### Data provided
═══

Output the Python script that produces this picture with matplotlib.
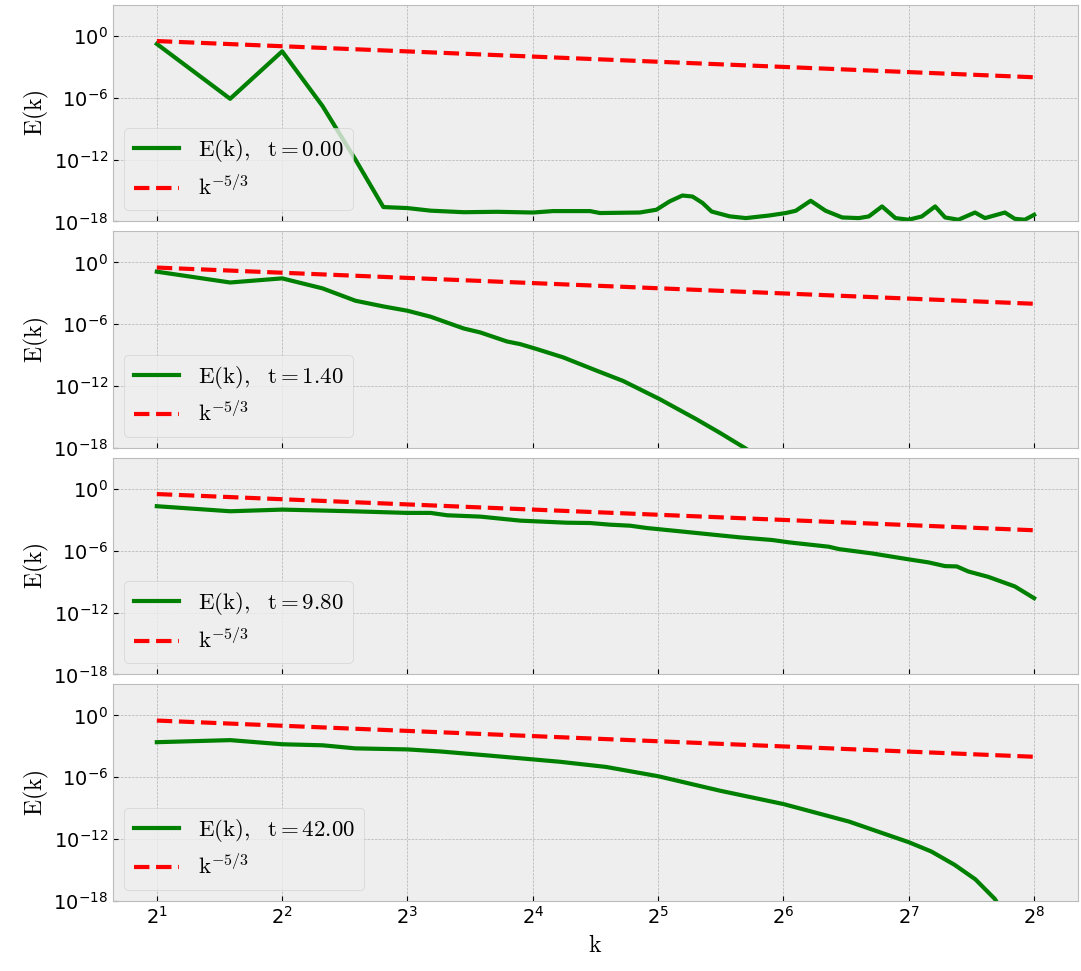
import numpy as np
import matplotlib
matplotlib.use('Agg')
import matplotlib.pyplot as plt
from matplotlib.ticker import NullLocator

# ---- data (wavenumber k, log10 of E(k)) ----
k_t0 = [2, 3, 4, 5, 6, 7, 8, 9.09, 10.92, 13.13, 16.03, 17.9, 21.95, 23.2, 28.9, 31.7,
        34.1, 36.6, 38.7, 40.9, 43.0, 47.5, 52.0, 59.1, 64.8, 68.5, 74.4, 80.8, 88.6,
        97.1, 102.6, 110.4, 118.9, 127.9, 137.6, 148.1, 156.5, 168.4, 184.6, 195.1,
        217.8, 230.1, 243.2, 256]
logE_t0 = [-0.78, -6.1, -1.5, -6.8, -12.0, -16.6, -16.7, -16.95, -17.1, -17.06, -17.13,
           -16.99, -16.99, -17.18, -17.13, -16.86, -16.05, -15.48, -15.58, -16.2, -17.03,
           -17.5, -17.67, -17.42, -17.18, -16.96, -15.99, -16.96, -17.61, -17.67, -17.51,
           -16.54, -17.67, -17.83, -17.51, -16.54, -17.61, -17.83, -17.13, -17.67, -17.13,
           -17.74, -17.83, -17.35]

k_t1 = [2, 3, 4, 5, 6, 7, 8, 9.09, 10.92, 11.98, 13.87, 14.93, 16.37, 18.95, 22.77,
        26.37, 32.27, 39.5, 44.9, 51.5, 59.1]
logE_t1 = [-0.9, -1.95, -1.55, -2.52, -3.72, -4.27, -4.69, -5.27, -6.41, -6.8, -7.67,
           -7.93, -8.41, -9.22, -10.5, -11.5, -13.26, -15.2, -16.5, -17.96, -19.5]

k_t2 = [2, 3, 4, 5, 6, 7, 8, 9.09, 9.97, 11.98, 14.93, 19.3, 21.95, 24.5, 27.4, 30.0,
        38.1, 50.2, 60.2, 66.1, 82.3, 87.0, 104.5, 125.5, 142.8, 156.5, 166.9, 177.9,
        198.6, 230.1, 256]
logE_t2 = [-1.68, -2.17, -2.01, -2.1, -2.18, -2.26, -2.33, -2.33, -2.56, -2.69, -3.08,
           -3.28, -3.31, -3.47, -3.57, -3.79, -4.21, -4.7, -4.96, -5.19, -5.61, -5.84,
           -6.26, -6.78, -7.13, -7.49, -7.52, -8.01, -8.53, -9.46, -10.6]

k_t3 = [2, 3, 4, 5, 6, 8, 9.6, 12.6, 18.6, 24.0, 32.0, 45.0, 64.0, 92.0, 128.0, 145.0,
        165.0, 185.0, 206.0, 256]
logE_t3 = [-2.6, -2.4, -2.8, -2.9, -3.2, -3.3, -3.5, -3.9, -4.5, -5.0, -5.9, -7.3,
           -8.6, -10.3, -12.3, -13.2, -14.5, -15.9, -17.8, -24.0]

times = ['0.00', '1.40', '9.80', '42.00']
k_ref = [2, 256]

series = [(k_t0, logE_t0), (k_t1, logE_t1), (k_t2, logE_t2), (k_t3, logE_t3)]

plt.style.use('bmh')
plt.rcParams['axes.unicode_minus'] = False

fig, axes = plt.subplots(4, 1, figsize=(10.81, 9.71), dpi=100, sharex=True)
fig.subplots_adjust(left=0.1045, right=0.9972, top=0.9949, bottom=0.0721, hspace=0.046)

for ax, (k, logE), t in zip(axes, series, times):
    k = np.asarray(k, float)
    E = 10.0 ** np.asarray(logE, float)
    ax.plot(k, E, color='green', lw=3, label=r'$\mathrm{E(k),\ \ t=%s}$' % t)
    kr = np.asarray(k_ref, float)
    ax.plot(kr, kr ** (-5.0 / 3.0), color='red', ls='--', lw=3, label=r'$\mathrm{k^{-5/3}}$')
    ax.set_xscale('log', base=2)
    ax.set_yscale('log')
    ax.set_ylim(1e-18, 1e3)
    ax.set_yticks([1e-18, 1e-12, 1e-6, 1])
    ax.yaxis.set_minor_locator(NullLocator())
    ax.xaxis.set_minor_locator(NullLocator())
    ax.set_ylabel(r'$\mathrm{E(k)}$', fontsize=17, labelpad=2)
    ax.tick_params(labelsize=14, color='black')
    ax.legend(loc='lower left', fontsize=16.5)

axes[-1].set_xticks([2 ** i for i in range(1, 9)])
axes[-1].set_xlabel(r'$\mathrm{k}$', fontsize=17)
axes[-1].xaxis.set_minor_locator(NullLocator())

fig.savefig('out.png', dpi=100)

═══

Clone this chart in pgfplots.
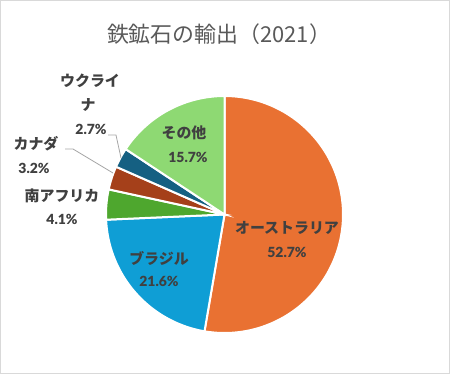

═══

### Your instructions
Pictures excluded, retype exactly the lines running from the one with "Output the Python" through the one with "from matplotlib.ticker import NullLocator". Include both end lines and nothing more.

### Exercise solution
Output the Python script that produces this picture with matplotlib.
import numpy as np
import matplotlib
matplotlib.use('Agg')
import matplotlib.pyplot as plt
from matplotlib.ticker import NullLocator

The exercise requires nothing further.